__TO DO__. Begin with the first line of the listing and quote every line through the one containing "cycle_amp = [1.0, 1.0, 2.14, 2.14, 2.37, 2.37]"; give only those lines.

__THE DATA__.
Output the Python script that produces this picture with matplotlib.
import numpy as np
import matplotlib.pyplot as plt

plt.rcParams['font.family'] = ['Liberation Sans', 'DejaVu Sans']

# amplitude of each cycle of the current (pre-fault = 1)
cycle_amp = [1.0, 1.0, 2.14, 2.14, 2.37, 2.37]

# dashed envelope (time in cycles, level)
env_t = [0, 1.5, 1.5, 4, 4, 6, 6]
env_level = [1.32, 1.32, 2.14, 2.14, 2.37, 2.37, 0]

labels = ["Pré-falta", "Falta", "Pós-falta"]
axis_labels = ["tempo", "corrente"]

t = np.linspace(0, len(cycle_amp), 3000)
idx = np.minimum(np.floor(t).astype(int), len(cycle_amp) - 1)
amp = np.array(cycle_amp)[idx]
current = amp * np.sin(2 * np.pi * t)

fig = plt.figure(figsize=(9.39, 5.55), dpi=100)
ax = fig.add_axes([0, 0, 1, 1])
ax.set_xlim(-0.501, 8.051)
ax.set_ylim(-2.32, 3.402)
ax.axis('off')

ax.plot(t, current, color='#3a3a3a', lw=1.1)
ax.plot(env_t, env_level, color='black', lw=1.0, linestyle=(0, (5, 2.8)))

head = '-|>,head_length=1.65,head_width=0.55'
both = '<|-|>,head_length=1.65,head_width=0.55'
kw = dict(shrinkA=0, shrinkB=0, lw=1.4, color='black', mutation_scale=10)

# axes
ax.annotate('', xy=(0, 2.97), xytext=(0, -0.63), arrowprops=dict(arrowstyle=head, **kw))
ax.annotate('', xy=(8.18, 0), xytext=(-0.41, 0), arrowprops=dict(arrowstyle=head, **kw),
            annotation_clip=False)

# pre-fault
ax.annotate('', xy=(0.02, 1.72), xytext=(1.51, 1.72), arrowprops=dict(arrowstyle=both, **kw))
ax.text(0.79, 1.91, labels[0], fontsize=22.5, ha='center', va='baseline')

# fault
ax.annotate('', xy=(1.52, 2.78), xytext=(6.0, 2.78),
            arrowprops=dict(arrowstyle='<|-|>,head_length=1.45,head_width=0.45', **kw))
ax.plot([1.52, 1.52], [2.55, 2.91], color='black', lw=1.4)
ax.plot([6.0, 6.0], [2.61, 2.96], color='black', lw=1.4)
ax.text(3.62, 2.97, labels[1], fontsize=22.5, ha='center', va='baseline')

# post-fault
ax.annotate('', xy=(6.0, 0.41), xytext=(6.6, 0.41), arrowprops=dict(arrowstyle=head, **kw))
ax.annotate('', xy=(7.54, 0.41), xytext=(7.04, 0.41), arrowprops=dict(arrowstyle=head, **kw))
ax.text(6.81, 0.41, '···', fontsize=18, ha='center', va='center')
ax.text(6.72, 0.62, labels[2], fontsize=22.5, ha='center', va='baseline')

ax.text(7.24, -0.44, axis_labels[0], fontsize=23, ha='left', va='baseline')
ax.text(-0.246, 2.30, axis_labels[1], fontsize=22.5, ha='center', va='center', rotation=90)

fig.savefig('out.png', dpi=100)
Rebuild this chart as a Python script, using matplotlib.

__FULL SOLUTION__.
Output the Python script that produces this picture with matplotlib.
import numpy as np
import matplotlib.pyplot as plt

plt.rcParams['font.family'] = ['Liberation Sans', 'DejaVu Sans']

# amplitude of each cycle of the current (pre-fault = 1)
cycle_amp = [1.0, 1.0, 2.14, 2.14, 2.37, 2.37]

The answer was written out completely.